## Stated exercise:
Retype the stretch of lines that starts at the line containing "Rebuild this chart as a web" and ends at the line containing "const yMin = 150, yMax = 270, yStep = 20;", inclusive. Do not include pictures.

## Records for the task:
** begin **

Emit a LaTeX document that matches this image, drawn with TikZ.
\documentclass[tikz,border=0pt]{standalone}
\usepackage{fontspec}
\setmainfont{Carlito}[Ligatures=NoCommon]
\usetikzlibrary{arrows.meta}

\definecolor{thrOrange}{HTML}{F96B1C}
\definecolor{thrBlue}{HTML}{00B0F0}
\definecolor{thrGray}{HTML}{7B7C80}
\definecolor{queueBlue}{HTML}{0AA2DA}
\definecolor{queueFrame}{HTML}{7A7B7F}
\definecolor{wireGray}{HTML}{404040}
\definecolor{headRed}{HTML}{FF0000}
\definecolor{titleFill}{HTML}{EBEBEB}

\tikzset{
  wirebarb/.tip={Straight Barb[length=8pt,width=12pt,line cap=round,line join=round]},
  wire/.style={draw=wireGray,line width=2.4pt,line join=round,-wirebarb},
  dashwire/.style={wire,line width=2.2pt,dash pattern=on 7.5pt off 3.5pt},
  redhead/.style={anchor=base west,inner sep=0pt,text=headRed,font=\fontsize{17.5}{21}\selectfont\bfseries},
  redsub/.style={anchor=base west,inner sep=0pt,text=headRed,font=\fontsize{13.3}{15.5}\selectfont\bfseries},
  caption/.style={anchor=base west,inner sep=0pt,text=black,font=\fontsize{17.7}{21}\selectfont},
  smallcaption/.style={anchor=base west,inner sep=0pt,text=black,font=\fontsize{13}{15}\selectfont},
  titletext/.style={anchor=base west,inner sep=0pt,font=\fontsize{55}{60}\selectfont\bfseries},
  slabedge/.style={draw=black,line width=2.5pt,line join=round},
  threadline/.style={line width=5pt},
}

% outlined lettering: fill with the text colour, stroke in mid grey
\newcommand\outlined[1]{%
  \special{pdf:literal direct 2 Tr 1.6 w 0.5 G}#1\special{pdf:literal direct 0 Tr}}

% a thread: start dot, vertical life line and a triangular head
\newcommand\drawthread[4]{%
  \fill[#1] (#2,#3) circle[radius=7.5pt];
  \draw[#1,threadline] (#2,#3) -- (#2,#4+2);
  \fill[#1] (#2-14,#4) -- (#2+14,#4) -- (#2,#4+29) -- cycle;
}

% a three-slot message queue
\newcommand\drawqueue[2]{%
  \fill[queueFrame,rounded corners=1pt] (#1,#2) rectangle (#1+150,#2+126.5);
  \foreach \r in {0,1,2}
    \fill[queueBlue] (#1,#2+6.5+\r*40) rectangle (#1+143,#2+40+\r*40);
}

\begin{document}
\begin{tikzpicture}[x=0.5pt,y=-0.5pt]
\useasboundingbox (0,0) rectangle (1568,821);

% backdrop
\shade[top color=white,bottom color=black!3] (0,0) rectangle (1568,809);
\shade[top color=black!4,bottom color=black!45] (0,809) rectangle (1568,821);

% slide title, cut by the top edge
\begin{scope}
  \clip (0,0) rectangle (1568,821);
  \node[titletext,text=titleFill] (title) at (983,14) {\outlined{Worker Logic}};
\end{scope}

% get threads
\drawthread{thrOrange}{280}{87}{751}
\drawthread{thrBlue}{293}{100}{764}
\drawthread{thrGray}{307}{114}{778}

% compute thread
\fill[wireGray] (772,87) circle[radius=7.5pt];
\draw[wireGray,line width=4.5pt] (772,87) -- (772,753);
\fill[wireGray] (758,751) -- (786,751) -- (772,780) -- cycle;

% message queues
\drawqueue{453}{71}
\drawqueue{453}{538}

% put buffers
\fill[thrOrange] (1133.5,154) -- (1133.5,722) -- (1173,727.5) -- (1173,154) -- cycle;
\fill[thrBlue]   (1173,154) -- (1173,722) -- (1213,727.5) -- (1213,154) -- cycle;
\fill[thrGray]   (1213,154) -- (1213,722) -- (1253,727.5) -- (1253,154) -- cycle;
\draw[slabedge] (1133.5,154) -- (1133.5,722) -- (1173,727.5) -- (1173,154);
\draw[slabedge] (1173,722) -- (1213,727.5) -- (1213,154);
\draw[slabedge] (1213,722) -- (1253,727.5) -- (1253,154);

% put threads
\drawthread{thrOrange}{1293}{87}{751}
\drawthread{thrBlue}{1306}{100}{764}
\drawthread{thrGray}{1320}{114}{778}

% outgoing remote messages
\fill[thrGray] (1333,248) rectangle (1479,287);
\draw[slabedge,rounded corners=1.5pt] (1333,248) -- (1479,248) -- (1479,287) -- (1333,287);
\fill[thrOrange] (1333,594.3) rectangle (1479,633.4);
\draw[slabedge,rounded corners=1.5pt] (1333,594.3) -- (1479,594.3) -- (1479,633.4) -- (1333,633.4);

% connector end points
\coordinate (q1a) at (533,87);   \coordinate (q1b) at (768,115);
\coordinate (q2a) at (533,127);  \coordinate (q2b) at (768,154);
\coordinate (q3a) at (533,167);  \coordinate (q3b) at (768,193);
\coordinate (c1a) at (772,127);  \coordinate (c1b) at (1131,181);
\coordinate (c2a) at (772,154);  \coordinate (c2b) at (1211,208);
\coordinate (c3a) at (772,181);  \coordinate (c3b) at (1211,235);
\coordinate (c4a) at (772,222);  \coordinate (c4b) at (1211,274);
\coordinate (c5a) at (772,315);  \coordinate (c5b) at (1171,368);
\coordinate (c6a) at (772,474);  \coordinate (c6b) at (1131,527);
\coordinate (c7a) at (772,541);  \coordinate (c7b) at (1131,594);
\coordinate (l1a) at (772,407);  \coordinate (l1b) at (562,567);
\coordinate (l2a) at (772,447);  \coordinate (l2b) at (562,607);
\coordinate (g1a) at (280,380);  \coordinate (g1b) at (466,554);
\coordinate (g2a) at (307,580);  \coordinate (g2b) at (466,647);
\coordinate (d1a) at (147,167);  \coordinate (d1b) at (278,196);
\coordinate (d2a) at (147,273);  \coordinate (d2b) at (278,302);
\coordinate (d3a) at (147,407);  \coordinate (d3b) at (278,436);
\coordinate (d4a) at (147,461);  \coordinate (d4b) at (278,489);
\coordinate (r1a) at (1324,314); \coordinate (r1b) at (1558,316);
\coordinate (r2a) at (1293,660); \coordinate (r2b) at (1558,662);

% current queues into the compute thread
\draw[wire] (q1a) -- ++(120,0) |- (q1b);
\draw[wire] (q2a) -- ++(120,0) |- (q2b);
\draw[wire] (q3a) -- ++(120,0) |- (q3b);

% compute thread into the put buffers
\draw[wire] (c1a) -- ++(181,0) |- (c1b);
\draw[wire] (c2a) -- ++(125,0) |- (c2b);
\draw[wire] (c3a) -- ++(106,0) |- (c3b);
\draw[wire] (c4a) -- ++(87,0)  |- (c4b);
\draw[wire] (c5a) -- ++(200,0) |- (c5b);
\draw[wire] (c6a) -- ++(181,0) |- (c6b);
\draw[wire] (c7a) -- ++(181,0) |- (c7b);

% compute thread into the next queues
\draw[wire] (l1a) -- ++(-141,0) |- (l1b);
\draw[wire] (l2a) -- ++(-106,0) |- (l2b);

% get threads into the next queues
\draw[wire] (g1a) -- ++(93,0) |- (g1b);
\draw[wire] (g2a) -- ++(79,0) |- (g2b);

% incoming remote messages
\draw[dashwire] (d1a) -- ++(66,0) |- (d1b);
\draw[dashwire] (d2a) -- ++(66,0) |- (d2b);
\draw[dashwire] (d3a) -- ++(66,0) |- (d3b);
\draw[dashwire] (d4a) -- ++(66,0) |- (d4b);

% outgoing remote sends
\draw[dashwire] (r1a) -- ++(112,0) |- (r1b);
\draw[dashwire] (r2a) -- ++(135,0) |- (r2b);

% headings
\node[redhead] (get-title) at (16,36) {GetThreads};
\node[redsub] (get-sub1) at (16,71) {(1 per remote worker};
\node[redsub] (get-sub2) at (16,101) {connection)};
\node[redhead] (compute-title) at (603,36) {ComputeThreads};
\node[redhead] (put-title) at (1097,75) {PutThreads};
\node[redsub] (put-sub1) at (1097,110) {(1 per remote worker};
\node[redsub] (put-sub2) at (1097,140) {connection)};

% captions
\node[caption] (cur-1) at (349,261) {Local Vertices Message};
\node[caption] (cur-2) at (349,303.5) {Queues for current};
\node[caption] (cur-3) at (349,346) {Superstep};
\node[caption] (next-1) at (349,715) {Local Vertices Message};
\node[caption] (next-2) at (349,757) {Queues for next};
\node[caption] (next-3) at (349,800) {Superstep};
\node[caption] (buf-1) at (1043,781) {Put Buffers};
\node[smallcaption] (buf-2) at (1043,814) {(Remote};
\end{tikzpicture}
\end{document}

** end **
** begin **

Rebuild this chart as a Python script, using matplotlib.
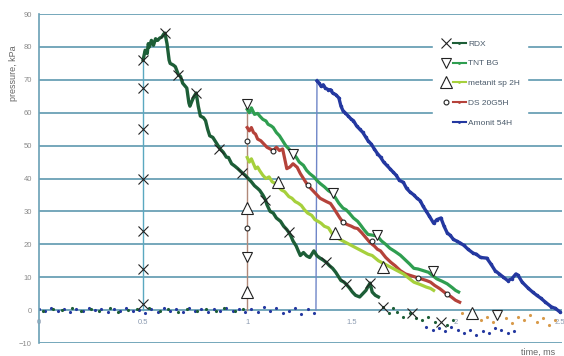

** end **
** begin **

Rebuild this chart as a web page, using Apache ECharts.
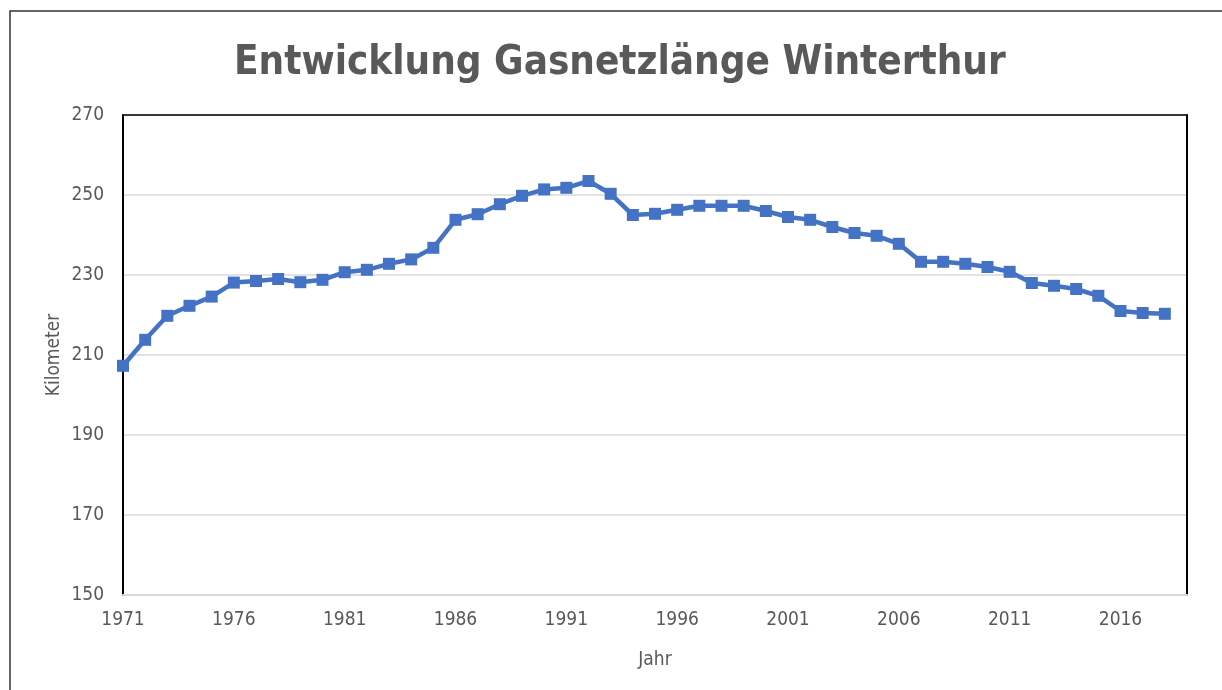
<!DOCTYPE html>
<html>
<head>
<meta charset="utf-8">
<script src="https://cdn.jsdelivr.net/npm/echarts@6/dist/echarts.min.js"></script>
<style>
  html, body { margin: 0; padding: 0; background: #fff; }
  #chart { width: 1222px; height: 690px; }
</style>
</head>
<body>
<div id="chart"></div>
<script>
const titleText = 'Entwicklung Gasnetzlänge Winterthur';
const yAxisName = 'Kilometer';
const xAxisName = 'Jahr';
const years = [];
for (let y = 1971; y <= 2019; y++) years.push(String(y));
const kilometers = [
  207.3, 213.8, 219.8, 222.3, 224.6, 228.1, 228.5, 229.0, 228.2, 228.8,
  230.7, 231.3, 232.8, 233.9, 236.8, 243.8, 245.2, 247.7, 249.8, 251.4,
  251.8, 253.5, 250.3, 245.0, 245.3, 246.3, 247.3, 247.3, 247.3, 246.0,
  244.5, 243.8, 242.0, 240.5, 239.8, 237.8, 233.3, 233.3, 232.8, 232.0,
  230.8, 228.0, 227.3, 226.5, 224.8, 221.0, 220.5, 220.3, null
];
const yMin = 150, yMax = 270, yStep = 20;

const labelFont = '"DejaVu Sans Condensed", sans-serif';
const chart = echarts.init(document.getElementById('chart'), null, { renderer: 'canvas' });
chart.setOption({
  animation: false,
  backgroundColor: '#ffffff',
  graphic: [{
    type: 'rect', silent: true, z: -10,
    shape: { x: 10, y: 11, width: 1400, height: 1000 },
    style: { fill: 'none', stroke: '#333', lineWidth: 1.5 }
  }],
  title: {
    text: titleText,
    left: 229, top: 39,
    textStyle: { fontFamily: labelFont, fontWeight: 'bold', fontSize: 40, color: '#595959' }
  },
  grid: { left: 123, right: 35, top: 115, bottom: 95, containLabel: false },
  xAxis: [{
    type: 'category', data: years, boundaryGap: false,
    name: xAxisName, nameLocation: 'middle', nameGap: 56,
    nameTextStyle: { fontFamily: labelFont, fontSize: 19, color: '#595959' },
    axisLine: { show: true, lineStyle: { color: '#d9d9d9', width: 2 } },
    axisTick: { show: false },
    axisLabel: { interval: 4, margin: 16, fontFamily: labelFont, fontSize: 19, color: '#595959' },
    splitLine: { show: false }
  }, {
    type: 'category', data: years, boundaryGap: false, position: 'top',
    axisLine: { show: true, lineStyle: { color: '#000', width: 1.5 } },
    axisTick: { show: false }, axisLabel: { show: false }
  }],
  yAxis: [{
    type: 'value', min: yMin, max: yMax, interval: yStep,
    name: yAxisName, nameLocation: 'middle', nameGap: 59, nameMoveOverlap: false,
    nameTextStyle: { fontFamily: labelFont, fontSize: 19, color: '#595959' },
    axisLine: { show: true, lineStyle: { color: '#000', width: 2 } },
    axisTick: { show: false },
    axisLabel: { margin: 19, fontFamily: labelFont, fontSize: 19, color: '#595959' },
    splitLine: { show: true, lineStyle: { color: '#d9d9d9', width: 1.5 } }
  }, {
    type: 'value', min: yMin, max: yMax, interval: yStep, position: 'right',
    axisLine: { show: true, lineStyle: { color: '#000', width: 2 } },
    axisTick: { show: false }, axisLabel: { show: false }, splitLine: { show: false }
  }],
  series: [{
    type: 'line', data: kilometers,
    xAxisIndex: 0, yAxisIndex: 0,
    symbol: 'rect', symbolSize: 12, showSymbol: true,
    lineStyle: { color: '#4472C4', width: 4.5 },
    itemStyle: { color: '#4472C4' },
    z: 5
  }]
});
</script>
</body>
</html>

** end **

## Result for this exercise:
Rebuild this chart as a web page, using Apache ECharts.
<!DOCTYPE html>
<html>
<head>
<meta charset="utf-8">
<script src="https://cdn.jsdelivr.net/npm/echarts@6/dist/echarts.min.js"></script>
<style>
  html, body { margin: 0; padding: 0; background: #fff; }
  #chart { width: 1222px; height: 690px; }
</style>
</head>
<body>
<div id="chart"></div>
<script>
const titleText = 'Entwicklung Gasnetzlänge Winterthur';
const yAxisName = 'Kilometer';
const xAxisName = 'Jahr';
const years = [];
for (let y = 1971; y <= 2019; y++) years.push(String(y));
const kilometers = [
  207.3, 213.8, 219.8, 222.3, 224.6, 228.1, 228.5, 229.0, 228.2, 228.8,
  230.7, 231.3, 232.8, 233.9, 236.8, 243.8, 245.2, 247.7, 249.8, 251.4,
  251.8, 253.5, 250.3, 245.0, 245.3, 246.3, 247.3, 247.3, 247.3, 246.0,
  244.5, 243.8, 242.0, 240.5, 239.8, 237.8, 233.3, 233.3, 232.8, 232.0,
  230.8, 228.0, 227.3, 226.5, 224.8, 221.0, 220.5, 220.3, null
];
const yMin = 150, yMax = 270, yStep = 20;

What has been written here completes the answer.